Smart family businesses create a leadership team that balances continuity and fresh ideas. This can be done by setting guidelines for the senior management team’s composition—for instance, by aiming for equal portions of family members, long-standing employees, and new leaders from outside the company.
Carving out space for new hires can be done by splitting functions in a growing company. For example, if a company has a long-standing head of sales and marketing, a new hire may be brought in to take over the marketing function, or a longtime chief operating officer may bring in a quality-control expert. “There are ways in which you can find spots for people that are not truly virtually redundant,” Ward says. “This creates a group of people in the organization that are coming up to speed, but they are not also pushing out the door the previous generation of management.”
In addition to having the right skills, prospective employees must have the right mindset. First, to do justice to a family business’s robust sense of legacy, a new hire must value long-term perspective over short-term gains. It helps if the prospective employee has a sense of idealism about the company’s mission. While this may hold true for other types of businesses, this idealism becomes especially important when one’s coworkers might be descended from its deeply revered founder.
Luckily, identifying, attracting, and selecting new people for employee and board positions tends to be the hard part, Ward says. Retention? Not so much. “Once they’re part of the culture, it’s not as tricky to keep them,” he says. When they are in, they are in to stay.
Stay Close
The biggest obstacle to a family enterprise can, paradoxically, derive from its success.
“I think the biggest challenge to maintaining a successful culture is if the family becomes distant from its business,” Ward explains. As a family and its business grow, so does the distance among its members. “A family’s closeness can wear away with time as the family gets older and larger and family members live all over the world.”

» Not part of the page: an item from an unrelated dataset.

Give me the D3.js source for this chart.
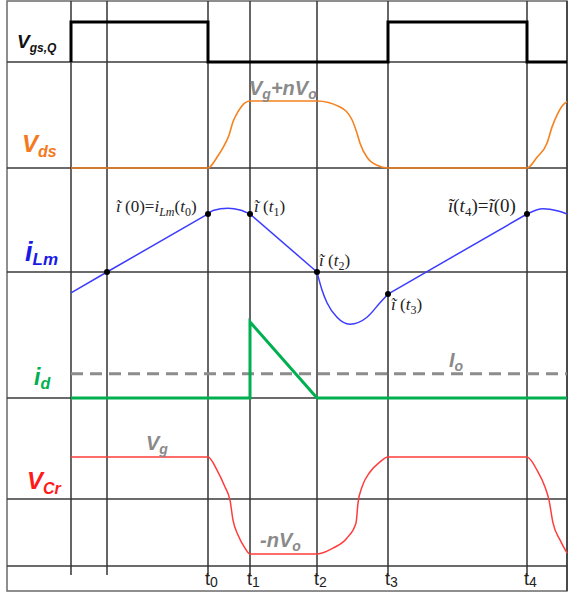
<!DOCTYPE html>
<html>
<head>
<meta charset="utf-8">
<script src="https://cdn.jsdelivr.net/npm/d3@7/dist/d3.min.js"></script>
<style>
  body { margin: 0; background: #fff; }
  svg { display: block; }
</style>
</head>
<body>
<div id="chart"></div>
<script>
// ── Data (time in arbitrary units, levels normalised per trace) ─────────────
const GRID_T = [0, 0.36, 1.37, 1.79, 2.46, 3.17, 4.56, 4.96];

const TICKS = [
    { sub: "0", t: 1.37 },
    { sub: "1", t: 1.79 },
    { sub: "2", t: 2.46 },
    { sub: "3", t: 3.17 },
    { sub: "4", t: 4.56 },
];

// gate signal (0 = low, 1 = high)
const VGS = [[0, 0], [0, 1], [1.37, 1], [1.37, 0], [3.17, 0], [3.17, 1], [4.56, 1], [4.56, 0], [4.96, 0]];

// drain-source voltage (0 = 0, 1 = Vg+nVo)
const VDS = [
    [0, 0], [1.37, 0], [1.46, 0.16], [1.53, 0.33], [1.58, 0.49], [1.62, 0.69], [1.67, 0.84], [1.73, 0.96], [1.79, 1],
    [2.46, 1], [2.69, 0.91], [2.81, 0.72], [2.86, 0.52], [2.89, 0.37], [2.96, 0.16], [3.06, 0.04], [3.17, 0],
    [4.56, 0], [4.66, 0.16], [4.76, 0.37], [4.81, 0.61], [4.86, 0.79], [4.92, 0.94], [4.96, 0.99],
];

// magnetising current, split into its linear and resonant pieces
const ILM = [
    [[0, -0.36], [0.36, 0], [1.37, 1]],
    [[1.37, 1], [1.42, 1.06], [1.57, 1.1], [1.69, 1.07], [1.79, 1]],
    [[1.79, 1], [2.46, 0]],
    [[2.46, 0], [2.51, -0.31], [2.56, -0.53], [2.66, -0.78], [2.79, -0.9], [2.96, -0.78], [3.09, -0.53], [3.17, -0.38]],
    [[3.17, -0.38], [4.56, 1]],
    [[4.56, 1], [4.72, 1.09], [4.87, 1.05], [4.96, 1]],
];
const ILM_DOTS = [[0.36, 0], [1.37, 1], [1.79, 1], [2.46, 0], [3.17, -0.38], [4.56, 1]];

// diode current (1 = peak) and load current level
const ID = [[0, 0], [1.79, 0], [1.79, 1], [2.46, 0], [4.96, 0]];
const IO_LEVEL = 0.32;

// resonant capacitor voltage (1 = Vg, -1 = -nVo)
const VCR = [
    [0, 1], [1.37, 1], [1.46, 0.73], [1.54, 0.38], [1.59, 0.11], [1.62, -0.3], [1.67, -0.61], [1.74, -0.88], [1.79, -1],
    [2.46, -1], [2.62, -0.88], [2.76, -0.67], [2.85, -0.36], [2.87, 0.05], [2.91, 0.38], [2.99, 0.69], [3.09, 0.9], [3.17, 1],
    [4.56, 1], [4.66, 0.73], [4.74, 0.38], [4.78, 0.11], [4.82, -0.36], [4.89, -0.71], [4.96, -0.98],
];

// ── Layout ─────────────────────────────────────────────────────────────────
const W = 571, H = 595;
const frame = { left: 7, top: 1, right: 567, bottom: 591 };
const ROW_LINES = [62, 168, 272, 398, 499, 566];
const GRID_BOTTOM = 575;

const svg = d3.select("#chart").append("svg")
    .attr("width", W).attr("height", H);

// ── Scales ─────────────────────────────────────────────────────────────────
const x = d3.scaleLinear().domain([0, 4.96]).range([71, 567]);
const yVgs = d3.scaleLinear().domain([0, 1]).range([62, 22]);
const yVds = d3.scaleLinear().domain([0, 1]).range([168, 101]);
const yLm = d3.scaleLinear().domain([0, 1]).range([272, 214]);
const yId = d3.scaleLinear().domain([0, 1]).range([398, 322]);
const yCr = d3.scaleLinear().domain([-1, 1]).range([554, 457]);

// ── Grid & frame ───────────────────────────────────────────────────────────
const grid = svg.append("g");
grid.append("rect")
    .attr("x", frame.left).attr("y", frame.top)
    .attr("width", frame.right - frame.left).attr("height", frame.bottom - frame.top)
    .attr("fill", "none").attr("stroke", "#6a6a6a").attr("stroke-width", 1.5);

grid.selectAll(".hline").data(ROW_LINES).join("line")
    .attr("x1", frame.left).attr("x2", frame.right)
    .attr("y1", d => d).attr("y2", d => d)
    .attr("stroke", "#3a3a3a").attr("stroke-width", 1.6);

grid.selectAll(".vline").data(GRID_T).join("line")
    .attr("x1", d => x(d)).attr("x2", d => x(d))
    .attr("y1", frame.top)
    .attr("y2", (d, i) => i === GRID_T.length - 1 ? frame.bottom : GRID_BOTTOM)
    .attr("stroke", "#333").attr("stroke-width", 1.5);

// ── Waveforms ──────────────────────────────────────────────────────────────
const lineOf = (ys, curve) => d3.line().x(d => x(d[0])).y(d => ys(d[1])).curve(curve);

svg.append("path").datum(VGS)
    .attr("d", lineOf(yVgs, d3.curveLinear))
    .attr("fill", "none").attr("stroke", "#000").attr("stroke-width", 3);

svg.append("path").datum(VDS)
    .attr("d", lineOf(yVds, d3.curveMonotoneX))
    .attr("fill", "none").attr("stroke", "#f5821f").attr("stroke-width", 1.6);

svg.append("g").selectAll("path").data(ILM).join("path")
    .attr("d", lineOf(yLm, d3.curveMonotoneX))
    .attr("fill", "none").attr("stroke", "#3c3cff").attr("stroke-width", 1.5);

svg.append("line")
    .attr("x1", x(0)).attr("x2", x(4.96))
    .attr("y1", yId(IO_LEVEL)).attr("y2", yId(IO_LEVEL))
    .attr("stroke", "#8c8c8c").attr("stroke-width", 3)
    .attr("stroke-dasharray", "12,7");

svg.append("path").datum(ID)
    .attr("d", lineOf(yId, d3.curveLinear))
    .attr("fill", "none").attr("stroke", "#00b050").attr("stroke-width", 3)
    .attr("stroke-linejoin", "miter");

svg.append("path").datum(VCR)
    .attr("d", lineOf(yCr, d3.curveMonotoneX))
    .attr("fill", "none").attr("stroke", "#ff3c3c").attr("stroke-width", 1.5);

svg.append("g").selectAll("circle").data(ILM_DOTS).join("circle")
    .attr("cx", d => x(d[0])).attr("cy", d => yLm(d[1]))
    .attr("r", 3).attr("fill", "#000");

// ── Text helper: runs of normal / subscript parts ──────────────────────────
function richText(px, py, parts, o) {
    const t = svg.append("text")
        .attr("x", px).attr("y", py)
        .attr("font-family", o.family)
        .attr("fill", o.fill)
        .attr("font-weight", o.weight || "normal");
    let shift = 0;
    parts.forEach(p => {
        const want = p.sub ? (o.subDy || 4) : 0;
        t.append("tspan")
            .attr("dy", want - shift)
            .attr("font-size", p.sub ? o.subSize : o.size)
            .attr("font-style", p.it ? "italic" : "normal")
            .text(p.t);
        shift = want;
    });
    return t;
}

const SANS = "Liberation Sans, Arial, sans-serif";
const SERIF = "Liberation Serif, Times New Roman, serif";

// row names
richText(17, 48, [{ t: "V", it: 1 }, { t: "gs,Q", it: 1, sub: 1 }],
    { family: SANS, fill: "#111", weight: "bold", size: 19, subSize: 12, subDy: 4 });
richText(22, 152, [{ t: "V", it: 1 }, { t: "ds", it: 1, sub: 1 }],
    { family: SANS, fill: "#f47920", weight: "bold", size: 24, subSize: 16, subDy: 5 });
richText(25, 261, [{ t: "i", it: 1 }, { t: "Lm", it: 1, sub: 1 }],
    { family: SANS, fill: "#1a1ae6", weight: "bold", size: 27, subSize: 17, subDy: 4 });
richText(34, 385, [{ t: "i", it: 1 }, { t: "d", it: 1, sub: 1 }],
    { family: SANS, fill: "#00b050", weight: "bold", size: 23, subSize: 16, subDy: 4 });
richText(27, 489, [{ t: "V", it: 1 }, { t: "Cr", it: 1, sub: 1 }],
    { family: SANS, fill: "#ff1a1a", weight: "bold", size: 24, subSize: 16, subDy: 5 });

// level annotations
const GREY = { family: SANS, fill: "#8a8a8a", weight: "bold", size: 20, subSize: 14, subDy: 4 };
richText(249, 95, [{ t: "V", it: 1 }, { t: "g", it: 1, sub: 1 }, { t: "+nV", it: 1 }, { t: "o", it: 1, sub: 1 }], GREY);
richText(146, 450, [{ t: "V", it: 1 }, { t: "g", it: 1, sub: 1 }], GREY);
richText(260, 547, [{ t: "-nV", it: 1 }, { t: "o", it: 1, sub: 1 }], GREY);
richText(449, 367, [{ t: "I", it: 1 }, { t: "o", it: 1, sub: 1 }], GREY);

// current sample annotations
const SER = { family: SERIF, fill: "#222", size: 17, subSize: 12, subDy: 4 };
const SER_BIG = { family: SERIF, fill: "#222", size: 19, subSize: 13, subDy: 4 };
const iT = [{ t: "\u0129", it: 1 }];
richText(116, 212, [...iT, { t: " (0)=" }, { t: "i", it: 1 }, { t: "Lm", it: 1, sub: 1 }, { t: "(" }, { t: "t", it: 1 }, { t: "0", sub: 1 }, { t: ")" }], SER);
richText(254, 212, [...iT, { t: " (" }, { t: "t", it: 1 }, { t: "1", sub: 1 }, { t: ")" }], SER);
richText(319, 266, [...iT, { t: " (" }, { t: "t", it: 1 }, { t: "2", sub: 1 }, { t: ")" }], SER);
richText(391, 310, [...iT, { t: " (" }, { t: "t", it: 1 }, { t: "3", sub: 1 }, { t: ")" }], SER);
richText(448, 212, [...iT, { t: "(" }, { t: "t", it: 1 }, { t: "4", sub: 1 }, { t: ")=" }, ...iT, { t: "(0)" }], SER_BIG);

// time instants along the bottom
TICKS.forEach(d => {
    richText(x(d.t) - 3, 585, [{ t: "t" }, { t: d.sub, sub: 1 }],
        { family: SANS, fill: "#222", size: 18, subSize: 14, subDy: 2 });
});
</script>
</body>
</html>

As a family spreads out into other countries, their shared vision—and the culture it creates—runs the risk of disappearing.
“Having a family business is a beautiful opportunity for a family to have reason to stay together,” Ward says, “So the more time the business has to spend buying out family shareholders, the less it has for strategy.”
As they grow, many companies are tempted to break themselves up into smaller units as a way to operate more efficiently. Family businesses, by contrast, tend to try to stay unified because they view the business as a legacy or a purpose, rather than a collection of assets. But that unified vision can be difficult to maintain.
For the family that founded the Dow Jones company, intergenerational apathy led to the sell-off of the business after years of fragmenting interests. “There was virtually no outreach from the business or family leaders to engage and to support the interests and attachment of the family members,” Ward says. “It led in a large part to the sale of the company. Some family members then wrote publicly that if only their parents had told them about the business while they were growing up, they would have appreciated it much more.”
So what can a family do to stay close?
They can host family for company educational meetings. These may include site visits to the company’s facilities to give family members exposure to the inner workings, culture, and even geographical reach of the company. Family businesses can also use targeted publications such as newsletters to provide information about and foster connection to the business.
“The real key,” says Ward, “is to create opportunities for family members who don’t work in the business to feel close to the business emotionally so that they get the pleasure and privilege, but they are also committed long term to the importance of family involvement for growth.”